When a writer named Philip Hamburger was preparing a profile of Casey for the New Yorker in 1947, Casey send him a long letter in which he said: “Remember that the story is to be about us-not about me. For, in simple fairness to the many capable people who…have been associated with the company, no single individual should be given a disproportionate share of credit for the development of the United Parcel Service you are writing about today.”

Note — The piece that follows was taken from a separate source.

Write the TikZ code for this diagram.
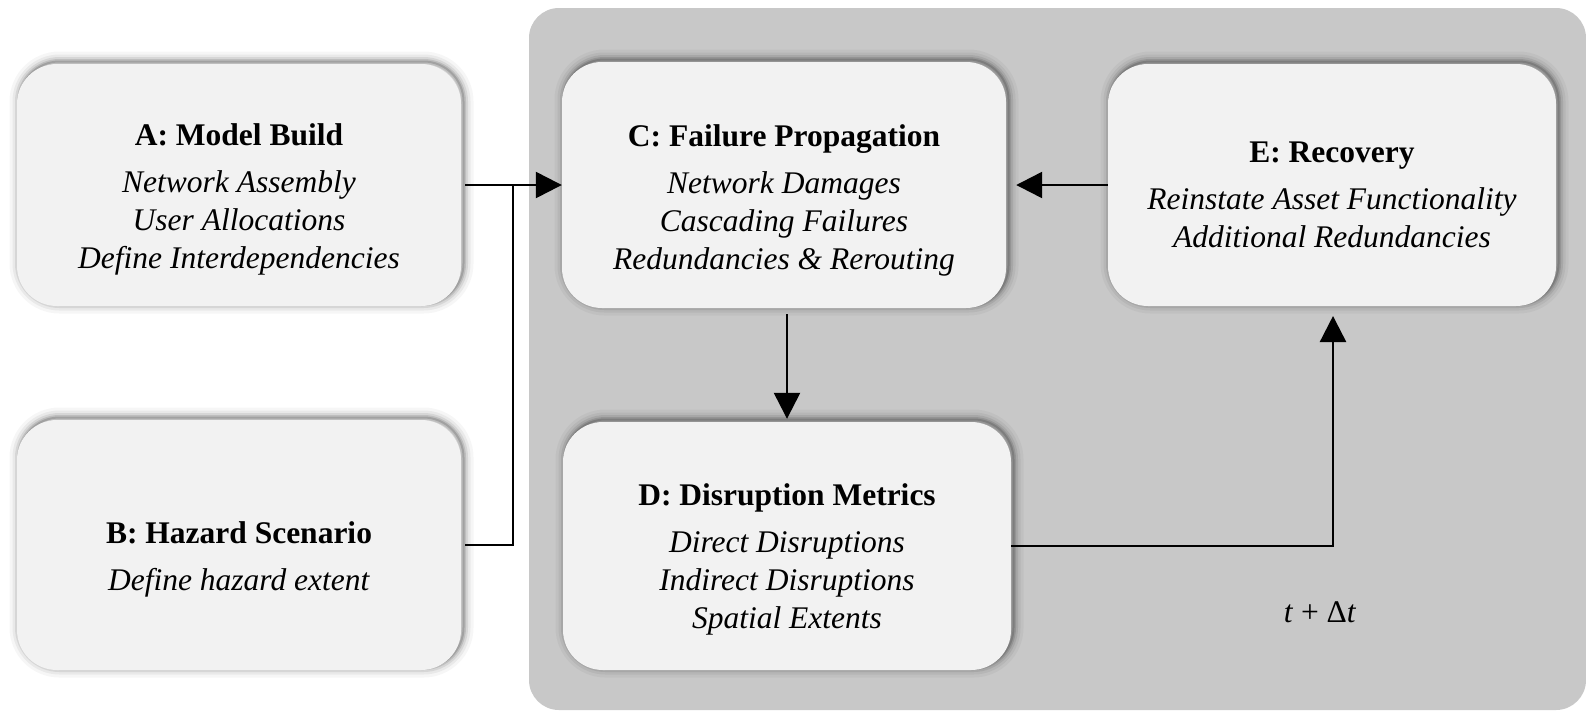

More than half a century later, UPS executives mingle with drivers and sorters, office doors stay open and people answer their own phones. People call each other by their first names, no matter their rank or title. The company has no executive dining room, corporate jet or luxurious office suites for the brass. Eskew does not even have his own personal assistant; instead, the twelve members of the management committee share a pool of four secretaries. Like the other two thousand people who work at UPS headquarters, he eats lunch in the cafeteria. Jim Casey would approve. “There have been no supermen in our company-no star performers to hog the limelight,” he once said. “There can be no glamour, no romance, no truly great success, unless shared in by all.”

In the New Yorker profile, Casey could not contain his delight during a visit to a department store where shipping clerks were hard at work: “Deft fingers! Deft fingers wrapping thousands of bundles. Neatly tied! Neatly addressed! Stuffed with soft tissue paper! What a treat! Ah, packages!”

Step inside UPS’s gleaming headquarters, which opened in 1994 in a park like setting on the outskirts of Atlanta, and you can practically feel the presence of Jim Casey. A large portrait of Casey hangs in the lobby, just around the corner from one of the company’s original package cars, a Model T Ford. UPS executives quote Casey all the time, saying things like “Service is the sum of many little things done well” or “Our horizon is as distant as our mind’s eye wishes it to be.” The company published a collection of Casey’s speeches and writing, and a highlight of the annual conference where about 225 top managers from UPS get together is a “Jim Casey evening” where the company’s CEO gives a talk inspired by Casey’s ideas.

Mike Eskew, who became CEO of UPS in 2002, said “Our vision is to be Jim Casey. He knew every package and every customer. We want to come full circle.” UPS has a low-key but impressive commitment to philanthropy—the company and its employees gave $52 million one year to the United Way, more than any other company. Eskew mused that perhaps UPS ought to crow a bit more about its charitable giving, if only to inspire others to be more generous. Then he caught himself. “Jim Casey taught us not to crow. Jim Casey believed in quiet philanthropy,” Eskew said. “I sure hate to disagree with Jim.” There’s no danger of that. Jim Casey died in 1983 at the age of 95, just a month after he retired from the UPS board of directors.

Today UPS serves customers in more than 200 countries using 1,750 operating centers, 2,000 daily airplane flights, 88,000 vehicles and 360,000 people. It has gone beyond transportation to offer what it calls “supply chain solutions,” a range of shipping-related businesses that include running a warehouse for Nike.com, repairing printers for Hewlett-Packard and storing and delivering spare computer parts for IBM. In 2003, UPS generated $33.5 billion in revenues and $2.9 billion in profits. The company is three times as profitable and far more efficient than archrival FedEx, which takes a different approach to business-it adamantly opposes unions, for example. Because UPS still “runs the tightest ship in the shipping business,” it can offer a money-back guarantee on shipments to all addresses in the 48 contiguous U.S. states.

But, as Jim Casey liked to remind people, anybody can deliver packages. What sets UPS apart is the culture that he built with every bit as much care as he devoted to package delivery. UPS’s work ethic, its sense of community, the fact that the people who work there own the place, its policy of promoting from within, even its obsession with neatness-all of these can be traced back to the founder.